Review of "The Iterated Sum of Three Largest Proper Divisors: A Complete Solution"
The paper presents itself as a survey of recent work on the problem, culminating in a “complete solution” (Theorem 5) that classifies admissible starting values as $a_1=6\cdot12^{t}k$ with $t\ge0$, $k$ odd and $5\nmid k$.
Issues
Misrepresentation of the current state. The classification is not yet rigorously proved. The paper cites [{nurj}] as the source of the necessity proof, but [{nurj}] is still under review and has received negative reviews (including my own) pointing out significant gaps in the proof. Presenting Theorem 5 as an established result is misleading to readers.
Survey papers should reflect the actual state of knowledge. A survey should accurately report which results are fully proved, which are conjectural, and which are under debate. This paper blurs those distinctions, presenting the classification as a theorem when it is still a conjecture supported by strong computational evidence but lacking a complete proof.

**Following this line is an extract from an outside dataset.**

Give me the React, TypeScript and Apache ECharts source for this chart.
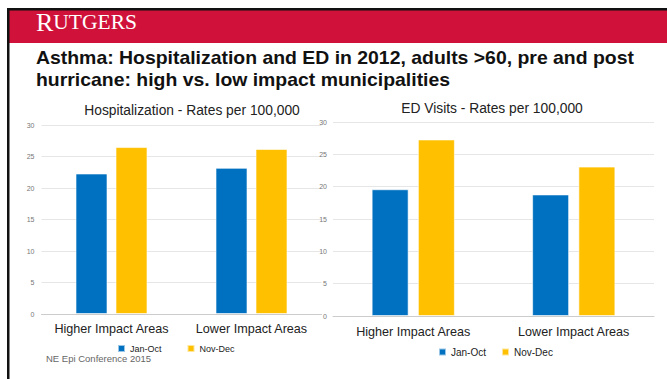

The proof sketch given in Section 4 repeats the same arguments that appear in [{nurj}], including the unproved claims that $\alpha\neq2$, that $\beta\ge2$ when $\alpha\ge3$, and that $\alpha$ cannot be even. These claims rely on the assumption that admissible numbers are not divisible by $5$, which has not been proved (see the review of [{nurj}]). Without a rigorous proof of that lemma, the whole classification remains unproved.
Recommendation
I recommend rejection in its current form. The paper could be acceptable as a survey if it clearly indicates that the classification is still conjectural, or if it restricts itself to the results that are actually proved (Theorems 1–3 and the computational evidence). As written, however, it presents an unproved statement as a theorem, which is not appropriate for a scholarly publication.
Suggestions for revision
If the authors revise the paper along these lines, it could serve as a useful overview of the problem and the progress made so far.